City staff decided to keep the other four bids private until the council makes their final vote Oct. 7, but with concerns over transparency, all five bidders waived their privacy concerns and the city made the proposals public Oct. 1.
“This is not something that ought to be rushed,” Shields said, adding there wasn’t enough time to review the bids before voting.
Loar also expressed concern that local and minority owned businesses won’t last long in the airport because of rent and the high cost of building storefronts.
While Loar and Shields left before the vote, the ordinance still passed out of committee after Mayor Quinton Lucas joined the meeting on Zoom to vote, bringing back quorum.
“I will not be pushed into a vote. This has been the most corrupt vote I’ve been a part of,” Loar said. “We need to trust the process, yes, but we need to verify it. This is a 15-year contract that we’re getting into. I think we really ought to take our time.”
Roxsen Koch, with the Polsinelli law firm representing PLTR-SSP also agreed that the decision-making process had not been transparent.

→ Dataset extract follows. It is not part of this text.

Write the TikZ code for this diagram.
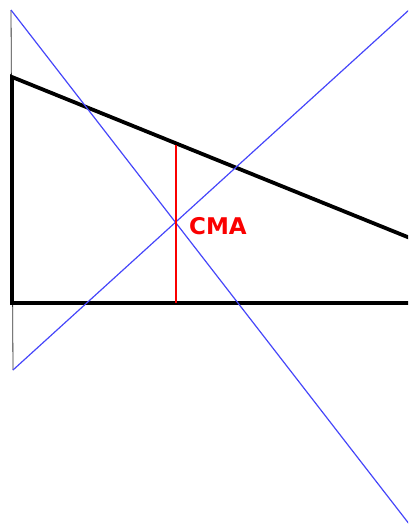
\documentclass[tikz,border=0pt]{standalone}
\usepackage{fontspec}
\newfontfamily\cmafont{DejaVu Sans}
\definecolor{cblue}{RGB}{70,70,250}
\definecolor{cred}{RGB}{250,0,0}
\tikzset{cmapic/.style={x=1pt,y=-1pt},
  outline/.style={line width=3.8pt,line join=miter},
  guide/.style={line width=0.8pt,black!80},
  diag/.style={cblue,line width=1.2pt},
  median/.style={cred,line width=1.8pt},
  cmalabel/.style={cred,font=\cmafont\bfseries\fontsize{23}{25}\selectfont,inner sep=0pt}}

\begin{document}
\begin{tikzpicture}[cmapic]
    \useasboundingbox (0,0) rectangle (408,531);
    \clip (0,0) rectangle (408,531);
    % frame of the figure
    \coordinate (gtop) at (11,10);
    \coordinate (gbot) at (13,370);
    \coordinate (tl) at (12,77);
    \coordinate (bl) at (12,303);
    \coordinate (tr) at (410,238);
    \coordinate (br) at (410,303);
    \coordinate (d1) at (420,538);
    \coordinate (d2) at (420,0);
    \coordinate (ctop) at (176,145);
    \coordinate (cbot) at (176,303);
    \draw[guide] (gtop) -- (gbot);
    \draw[outline] (tr) -- (tl) -- (bl) -- (br);
    \draw[diag] (gtop) -- (d1);
    \draw[diag] (gbot) -- (d2);
    \draw[median] (ctop) -- (cbot);
    \node[cmalabel,anchor=west] (cma) at (189,226) {CMA};
\end{tikzpicture}
\end{document}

“We’re strictly prohibited to talk to city council or staff, but that did not occur,” Koch said. “The selected team was allowed to do that, whereas our team was not.”
PLTR-SSR currently has a contract to run news and gift shops at KCI.
Many of the local businesses Vantage proposed for the airport showed their support of the firm at the Sept. 29 committee meeting.
Anita Moore, owner of Soiree Steak and Oyster House in the Jazz District said starting her business was rough and the pandemic almost closed them down completely.
Soiree is one of the local, Black-owned businesses Vantage proposes to house in the new terminal.
Moore said Vantage stood by her through the pandemic and she participated in their mentoring program.
“We’re not even into the airport yet and they’ve helped me in so many ways. I’ve been making better decisions in my business,” Moore said. “I have very good faith that they’re going to make sure that we’re successful at the airport, as well as still being able to be in my community.”
Owner of City Market Coffee Nicole Ammer said she supports Vantage.
“Yes, we are small local businesses and yes, it is understandable for you to be concerned about small local businesses and we appreciate the questions that you’ve asked to ensure our success,” Ammer said. “From my experience in the past nine months, I truly believe that Vantage has selected a very strong team to represent the new KC airport. We are all passionate and we deserve this opportunity.”
Kim Randolph, president of the Heartland Black Chamber of Commerce said she understands the risks involved in the decision-making process, but said it’s a risk they should take, especially because of Vantage’s high percentage of local and minority-owned business participation.
The ordinance will be voted on in the full city council session at 3 p.m. Oct. 7.